The RL and Q2 (3A PNP such as BD330) form a short circuit automatic fuse. As soon as the maximum current reaches 20Amps, the voltage drop over the resistor RL will open Q2, and thus limit the B-E Current of Q3. Parallel to Q2 is Q1, which lights the LED 1 whenever the current limiting circuit is active. When the fuse is active, the Q2 bridges the R3, so the full current would flow through the IC1, and damage it. Therefore the R4 is inserted, as to limit the IC1 current to 15mA. This makes it possible to run the IC1 without any cooling aid. The LED 2 will light up every time the PSU is switched on.

There is an adjustable current limiter in parallel to the fixed output, thus providing adjustable current source for smaller currents.

This circuit is very simple too. You will notice that there is no current sensing resistor. But it is really there, in a form of the Rds-on resistance of the N-channel FET, which actually handles the load cutoff from the source. The function of the FET is shown in the diagram 2. When the current Id is rising, the tension Uds over the resistance Rds rises very slowly in the beginning, but very fast after the knick. This means, that before the knick the FET behaves as a resistor but after it, works as constant current source.

The D2, R3 and B-E connection of the Q4 will sense the Uds voltage of the FET1. When the voltage rises enough, the Q4 will shortcut the FET1 gate to mass, and cut the current flow through the FET 1 off. However, to enable the FET1 to open, there is certain gate voltage necessary, which in this case is brought up by the voltage divider consisting of R8, Z1, P1 and R9. So the maximum Gate voltage will be the one of the Z1, and the minimal will be around 3V6. The Z1 voltage (Uz1) will thus determine the max current flowing through the FET 1.

The diagram 2 will show that for 5 Amps the Uz1 should be 5V6, and for 20Amps around 9V6. The Capacitor C4 will determine the velocity or the reaction time of the limiter. 100 uF will make the reaction time to be around 100ms, and 1n will make it 1us.

Within the designed limits, the P1 will limit the current output in the range of 15mA to 20A. You can use both output simultaneously, but the total output current will be limited by the value of the RL. This PSU can be built also for higher outputs, as long as the transformer will handle the current requirements, and you provide sufficient cooling for the Q3.

If somebody will be interested, there is a PCB design ready.

REV1.

I have received several requests for some modifications, and the one I find useful is the addition of an amp meter. Therefore the slightly modified diagram is included in this revision. All elements within the dotted border are now placed on the pcb. There is also elements placement design included.
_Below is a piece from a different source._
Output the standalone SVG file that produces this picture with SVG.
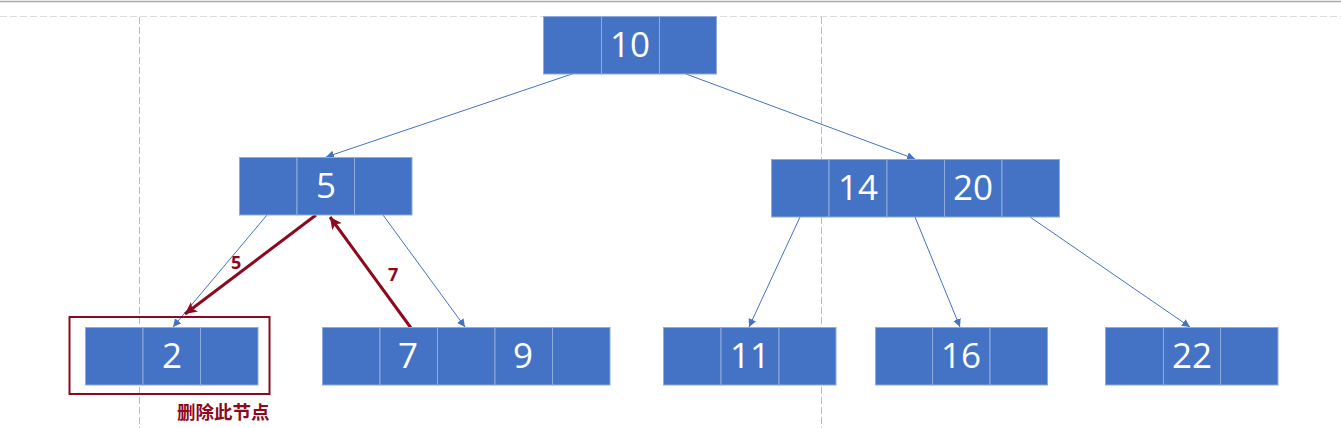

Should one have an 25Amp instrument on hand, there is nothing easier. Just mount it in line and there it goes. However, a ham would probably find an instrument somewhere in his junk-box, but the scale would be something completely different, let say an S or Voltmeter. No problem. We already have a shunt for the amp-meter, and it is there as the Current limiting resistor RL. As already known from before, there is a voltage drop of 0V7 over the resistor at current flow of 20A. What we now have to do, is to simply measure the voltage drop over the resistor, and co-relate it with the current. Let us say that our instrument has an internal resistance of 13R, and has a full scale reading of 60mV. The voltage drop over the RL is 0V7 for 20Amps. Therefore, we need another resistance in line with the instrument, that would bring the 0V7 to 60mV, or an voltage drop of 640mV.

The formula is simple:

**U1:R1=U2:R2**

60:13=640:X

X=13×640/60

X=138.66

Therefore, the resistance that has to be inserted in line is around 140R. I suggest to insert a trimmer (VR1) of around 200R, to fine trim the reading when calibrating the instrument. Using your favorite drawing software, design your scale to your likings, (at least 20A for the full scale) and insert it in the instrument you have. Due to the many requests for the PCB Layout, I have included the design here. The exact dimensions of the pcb are 160x100mm. Please remember, that the pcb has to be printed as a mirror image, to obtain higher quality when transferring it to the copper side of the board.

Wish you a good time.

Bob

Bob, what on earth has D2 & R3 got to do with Q4? For a start, there is no D2 in the circuit! And where is the diagram 2 [“The diagram 2 will show that for 5 Amps the Uz1 should be 5V6, and for 20Amps around 9V6.”] you refer to?

It’s a good circuit but its description needs some serious editing so that it may be far more easily understood by those who may wish to build it some time.